(PROBLEM TO WORK ON) Pictures are not part of the copy. Retype the lines from the first one through the line that contains "const yTicksB = [0.01, 0.1, 1, 10, 100];".

•••

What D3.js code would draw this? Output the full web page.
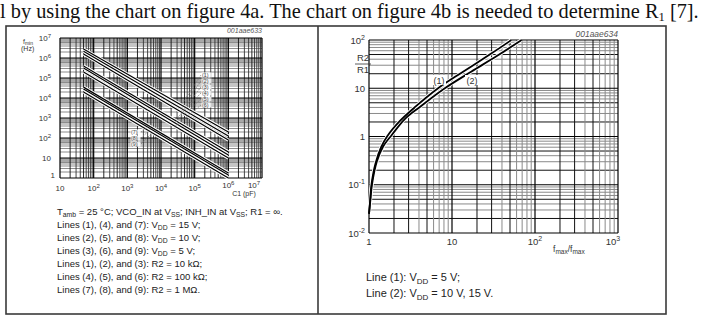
<!DOCTYPE html>
<html><head><meta charset="utf-8">
<script src="https://cdn.jsdelivr.net/npm/d3@7"></script>
<style>body{margin:0;background:#fff}svg{display:block}</style>
</head><body><svg id="c" width="702" height="318"></svg>
<script>
// ---------- Figure 4a data: f_min vs C1 (straight lines on log-log, given by end points) ----------
const c1Ends = [50, 1e6];                       // pF
const lineIdsA = ["(1)","(2)","(3)","(4)","(5)","(6)","(7)","(8)","(9)"];
const fminAtStart = [2.8e6, 2.2e6, 1.6e6, 4.0e5, 3.2e5, 2.0e5, 3.5e4, 2.8e4, 2.0e4];
const fminAtEnd   = [200, 126, 79, 20, 14, 10, 1.8, 1.4, 1.0];
const xTicksA = [10, 1e2, 1e3, 1e4, 1e5, 1e6, 1e7];
const yTicksA = [1, 10, 1e2, 1e3, 1e4, 1e5, 1e6, 1e7];
const leaderC1A = [4e4, 4e4, 4e4, 2.6e4, 2.6e4, 2.6e4, 4.5e3, 5e3, 5.5e3];

// ---------- Figure 4b data: R2/R1 vs fmax/fmin ----------
const ratioLine1 = [1.0, 1.03, 1.07, 1.2, 1.4, 1.65, 2.36, 3.6, 6.8, 13.6, 30, 52];
const r2r1Line1  = [0.025, 0.045, 0.1, 0.28, 0.6, 1.0, 2.1, 4.1, 10, 22, 53, 100];
const ratioLine2 = [1.0, 1.035, 1.085, 1.24, 1.48, 1.9, 2.7, 4.1, 8.2, 17, 35, 69];
const r2r1Line2  = [0.025, 0.045, 0.1, 0.3, 0.62, 1.1, 2.3, 4.1, 10, 22, 47, 100];
const xTicksB = [1, 10, 100, 1000];
const yTicksB = [0.01, 0.1, 1, 10, 100];

const svg = d3.select("#c");
const SANS = "'Liberation Sans', Arial, sans-serif";

// ---------- top sentence ----------
const tg = svg.append("g");
const tt = tg.append("text").attr("x", 0).attr("y", 18)
  .attr("font-family", "'Liberation Serif', 'DejaVu Serif', serif").attr("font-size", 21).attr("fill", "#111");
tt.append("tspan").text("l by using the chart on figure 4a. The chart on figure 4b is needed to determine R");
tt.append("tspan").attr("font-size", 13).attr("dy", 3).text("1");
tt.append("tspan").attr("dy", -3).text(" [7].");
const tw = tt.node().getComputedTextLength();
tg.attr("transform", `scale(${699 / tw},1)`);

// ---------- table frame ----------
svg.append("rect").attr("x", 6).attr("y", 26).attr("width", 660).attr("height", 288)
  .attr("fill", "none").attr("stroke", "#3a3a3a").attr("stroke-width", 1.6);
svg.append("line").attr("x1", 318).attr("x2", 318).attr("y1", 26).attr("y2", 314)
  .attr("stroke", "#3a3a3a").attr("stroke-width", 1.6);

function minors(lo, hi) {
  const out = [];
  for (let e = Math.round(Math.log10(lo)); e < Math.round(Math.log10(hi)); e++)
    for (let m = 2; m <= 9; m++) out.push({ v: m * Math.pow(10, e), m });
  return out;
}
function powLabel(sel, v, supSize, supDy) {
  const e = Math.round(Math.log10(v));
  if (e === 0) { sel.text("1"); return; }
  if (e === 1) { sel.text("10"); return; }
  sel.append("tspan").text("10");
  sel.append("tspan").attr("font-size", supSize).attr("dy", supDy).text(e < 0 ? "-" + (-e) : e);
}

// ================= Figure 4a =================
const xA = d3.scaleLog().domain([10, 1e7]).range([60, 262]);
const yA = d3.scaleLog().domain([1, 1e7]).range([178, 38]);
const gA = svg.append("g");

minors(1, 1e7).forEach(d => {
  gA.append("line").attr("x1", 60).attr("x2", 262).attr("y1", yA(d.v)).attr("y2", yA(d.v))
    .attr("stroke", "#8c8c8c").attr("stroke-width", 1.1);
});
minors(10, 1e7).forEach(d => {
  gA.append("line").attr("y1", 38).attr("y2", 178).attr("x1", xA(d.v)).attr("x2", xA(d.v))
    .attr("stroke", d.m === 5 || d.m === 2 ? "#111" : "#333").attr("stroke-width", 0.9);
});
yTicksA.forEach(v => gA.append("line").attr("x1", 60).attr("x2", 262).attr("y1", yA(v)).attr("y2", yA(v))
  .attr("stroke", "#000").attr("stroke-width", 1.2));
xTicksA.forEach(v => gA.append("line").attr("y1", 38).attr("y2", 178).attr("x1", xA(v)).attr("x2", xA(v))
  .attr("stroke", "#000").attr("stroke-width", 1.2));

const lineA = d3.line().x(d => xA(d[0])).y(d => yA(d[1]));
const segsA = fminAtStart.map((f0, i) => [[c1Ends[0], f0], [c1Ends[1], fminAtEnd[i]]]);
segsA.forEach(s => gA.append("path").attr("d", lineA(s)).attr("fill", "none")
  .attr("stroke", "#fff").attr("stroke-width", 3.2));
segsA.forEach(s => gA.append("path").attr("d", lineA(s)).attr("fill", "none")
  .attr("stroke", "#000").attr("stroke-width", 1.2));

// line labels with dashed leaders
function fOnLine(i, c) {
  const t = (Math.log10(c) - Math.log10(c1Ends[0])) / (Math.log10(c1Ends[1]) - Math.log10(c1Ends[0]));
  return Math.pow(10, Math.log10(fminAtStart[i]) + t * (Math.log10(fminAtEnd[i]) - Math.log10(fminAtStart[i])));
}
const labPosA = [[202, 75], [202, 81], [202, 87], [202, 93], [202, 99], [202, 105], [131, 132], [131, 138], [131, 144]];
lineIdsA.forEach((id, i) => {
  const [lx, ly] = labPosA[i];
  const tx = xA(leaderC1A[i]), ty = yA(fOnLine(i, leaderC1A[i]));
  const sx = i < 6 ? lx - 1 : lx + 10;
  gA.append("line").attr("x1", sx).attr("y1", ly).attr("x2", tx).attr("y2", ty)
    .attr("stroke", "#777").attr("stroke-width", 0.7).attr("stroke-dasharray", "1.5,1");
  gA.append("rect").attr("x", lx - 0.5).attr("y", ly - 2.6).attr("width", 10).attr("height", 5.2)
    .attr("fill", "#fff").attr("opacity", 0.85);
  gA.append("text").attr("x", lx).attr("y", ly + 2).attr("font-family", SANS).attr("font-size", 5.3)
    .attr("fill", "#444").text(id);
});

// axes labels 4a
yTicksA.forEach(v => {
  const t = gA.append("text").attr("x", v === 1 ? 55 : 51).attr("y", yA(v) + (v === 1 ? 0 : 3))
    .attr("text-anchor", "end").attr("font-family", SANS).attr("font-size", 8).attr("fill", "#333");
  powLabel(t, v, 6, -3);
});
xTicksA.forEach(v => {
  const hi = v >= 1e6;
  const t = gA.append("text").attr("x", v === 1e7 ? xA(v) - 8 : xA(v)).attr("y", hi ? 188 : 191)
    .attr("text-anchor", "middle").attr("font-family", SANS).attr("font-size", 8).attr("fill", "#333");
  powLabel(t, v, 6, -3);
});
gA.append("text").attr("x", 244).attr("y", 196).attr("text-anchor", "middle").attr("font-family", SANS)
  .attr("font-size", 7).attr("fill", "#333").text("C1 (pF)");
const fl = gA.append("text").attr("x", 23).attr("y", 44).attr("font-family", SANS).attr("font-size", 7).attr("fill", "#333");
fl.append("tspan").text("f");
fl.append("tspan").attr("font-size", 5).attr("dy", 1).text("min");
gA.append("text").attr("x", 21).attr("y", 51).attr("font-family", SANS).attr("font-size", 7).attr("fill", "#333").text("(Hz)");
gA.append("text").attr("x", 262).attr("y", 33).attr("text-anchor", "end").attr("font-family", SANS)
  .attr("font-style", "italic").attr("font-size", 7).attr("fill", "#555").text("001aae633");

// captions 4a
const capA = [
  [["T",""],["amb","sub"],[" = 25 °C; VCO_IN at V",""],["SS","sub"],["; INH_IN at V",""],["SS","sub"],["; R1 = ∞.",""]],
  [["Lines (1), (4), and (7): V",""],["DD","sub"],[" = 15 V;",""]],
  [["Lines (2), (5), and (8): V",""],["DD","sub"],[" = 10 V;",""]],
  [["Lines (3), (6), and (9): V",""],["DD","sub"],[" = 5 V;",""]],
  [["Lines (1), (2), and (3): R2 = 10 kΩ;",""]],
  [["Lines (4), (5), and (6): R2 = 100 kΩ;",""]],
  [["Lines (7), (8), and (9): R2 = 1 MΩ.",""]]
];
function richText(g, x, y, parts, size, subSize) {
  const t = g.append("text").attr("x", x).attr("y", y).attr("font-family", SANS).attr("font-size", size).attr("fill", "#222");
  let sub = false;
  parts.forEach(([s, k]) => {
    const ts = t.append("tspan").text(s);
    if (k === "sub" && !sub) { ts.attr("font-size", subSize).attr("dy", size * 0.25); sub = true; }
    else if (k !== "sub" && sub) { ts.attr("dy", -size * 0.25); sub = false; }
    else if (k === "sub") ts.attr("font-size", subSize);
  });
  return t;
}
capA.forEach((p, i) => richText(gA, 57, 215 + i * 13, p, 9.5, 6.8));

// ================= Figure 4b =================
const xB = d3.scaleLog().domain([1, 1000]).range([369, 618]);
const yB = d3.scaleLog().domain([0.01, 100]).range([233, 40]);
const gB = svg.append("g");
const dark = m => (m === 2 || m === 5);
minors(0.01, 100).forEach(d => gB.append("line").attr("x1", 369).attr("x2", 618).attr("y1", yB(d.v)).attr("y2", yB(d.v))
  .attr("stroke", dark(d.m) ? "#111" : "#8a8a8a").attr("stroke-width", 1));
minors(1, 1000).forEach(d => gB.append("line").attr("y1", 40).attr("y2", 233).attr("x1", xB(d.v)).attr("x2", xB(d.v))
  .attr("stroke", dark(d.m) || d.m === 3 ? "#111" : "#8a8a8a").attr("stroke-width", 1));
yTicksB.forEach(v => gB.append("line").attr("x1", 369).attr("x2", 618).attr("y1", yB(v)).attr("y2", yB(v))
  .attr("stroke", "#000").attr("stroke-width", 1.2));
xTicksB.forEach(v => gB.append("line").attr("y1", 40).attr("y2", 233).attr("x1", xB(v)).attr("x2", xB(v))
  .attr("stroke", "#000").attr("stroke-width", 1.2));

const curveB = d3.line().x(d => xB(d[0])).y(d => yB(d[1])).curve(d3.curveCatmullRom.alpha(0.5));
const seriesB = [[ratioLine1, r2r1Line1], [ratioLine2, r2r1Line2]];
seriesB.forEach(([xs, ys]) => {
  const pts = xs.map((x, i) => [x, ys[i]]);
  gB.append("path").attr("d", curveB(pts)).attr("fill", "none").attr("stroke", "#fff").attr("stroke-width", 3.5);
});
seriesB.forEach(([xs, ys]) => {
  const pts = xs.map((x, i) => [x, ys[i]]);
  gB.append("path").attr("d", curveB(pts)).attr("fill", "none").attr("stroke", "#000").attr("stroke-width", 1.8);
});
[["(1)", 439], ["(2)", 472]].forEach(([s, x]) => {
  gB.append("rect").attr("x", x - 7).attr("y", 75).attr("width", 14).attr("height", 10).attr("fill", "#fff");
  gB.append("text").attr("x", x).attr("y", 83.5).attr("text-anchor", "middle").attr("font-family", SANS)
    .attr("font-size", 9).attr("fill", "#333").text(s);
});

yTicksB.forEach(v => {
  const t = gB.append("text").attr("x", 365).attr("y", yB(v) + 3.5).attr("text-anchor", "end")
    .attr("font-family", SANS).attr("font-size", 9.5).attr("fill", "#333");
  powLabel(t, v, 7, -4);
});
xTicksB.forEach(v => {
  const t = gB.append("text").attr("x", v === 1000 ? xB(v) - 5 : xB(v)).attr("y", 245).attr("text-anchor", "middle")
    .attr("font-family", SANS).attr("font-size", 9.5).attr("fill", "#333");
  powLabel(t, v, 7, -4);
});
gB.append("text").attr("x", 363).attr("y", 61).attr("text-anchor", "middle").attr("font-family", SANS)
  .attr("font-size", 9.5).attr("fill", "#333").text("R2");
gB.append("line").attr("x1", 355).attr("x2", 371).attr("y1", 64).attr("y2", 64).attr("stroke", "#333").attr("stroke-width", 0.8);
gB.append("text").attr("x", 363).attr("y", 73).attr("text-anchor", "middle").attr("font-family", SANS)
  .attr("font-size", 9.5).attr("fill", "#333").text("R1");
const xl = gB.append("text").attr("x", 553).attr("y", 252).attr("font-family", SANS).attr("font-size", 8.5).attr("fill", "#333");
xl.append("tspan").text("f");
xl.append("tspan").attr("font-size", 6.5).attr("dy", 2).text("max");
xl.append("tspan").attr("dy", -2).text("/f");
xl.append("tspan").attr("font-size", 6.5).attr("dy", 2).text("max");
gB.append("text").attr("x", 618).attr("y", 37).attr("text-anchor", "end").attr("font-family", SANS)
  .attr("font-style", "italic").attr("font-size", 8.5).attr("fill", "#555").text("001aae634");

richText(gB, 366, 281, [["Line (1): V",""],["DD","sub"],[" = 5 V;",""]], 11, 8);
richText(gB, 366, 297, [["Line (2): V",""],["DD","sub"],[" = 10 V, 15 V.",""]], 11, 8);
</script></body></html>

•••

(SOLUTION TO THIS EXERCISE)
What D3.js code would draw this? Output the full web page.
<!DOCTYPE html>
<html><head><meta charset="utf-8">
<script src="https://cdn.jsdelivr.net/npm/d3@7"></script>
<style>body{margin:0;background:#fff}svg{display:block}</style>
</head><body><svg id="c" width="702" height="318"></svg>
<script>
// ---------- Figure 4a data: f_min vs C1 (straight lines on log-log, given by end points) ----------
const c1Ends = [50, 1e6];                       // pF
const lineIdsA = ["(1)","(2)","(3)","(4)","(5)","(6)","(7)","(8)","(9)"];
const fminAtStart = [2.8e6, 2.2e6, 1.6e6, 4.0e5, 3.2e5, 2.0e5, 3.5e4, 2.8e4, 2.0e4];
const fminAtEnd   = [200, 126, 79, 20, 14, 10, 1.8, 1.4, 1.0];
const xTicksA = [10, 1e2, 1e3, 1e4, 1e5, 1e6, 1e7];
const yTicksA = [1, 10, 1e2, 1e3, 1e4, 1e5, 1e6, 1e7];
const leaderC1A = [4e4, 4e4, 4e4, 2.6e4, 2.6e4, 2.6e4, 4.5e3, 5e3, 5.5e3];

// ---------- Figure 4b data: R2/R1 vs fmax/fmin ----------
const ratioLine1 = [1.0, 1.03, 1.07, 1.2, 1.4, 1.65, 2.36, 3.6, 6.8, 13.6, 30, 52];
const r2r1Line1  = [0.025, 0.045, 0.1, 0.28, 0.6, 1.0, 2.1, 4.1, 10, 22, 53, 100];
const ratioLine2 = [1.0, 1.035, 1.085, 1.24, 1.48, 1.9, 2.7, 4.1, 8.2, 17, 35, 69];
const r2r1Line2  = [0.025, 0.045, 0.1, 0.3, 0.62, 1.1, 2.3, 4.1, 10, 22, 47, 100];
const xTicksB = [1, 10, 100, 1000];
const yTicksB = [0.01, 0.1, 1, 10, 100];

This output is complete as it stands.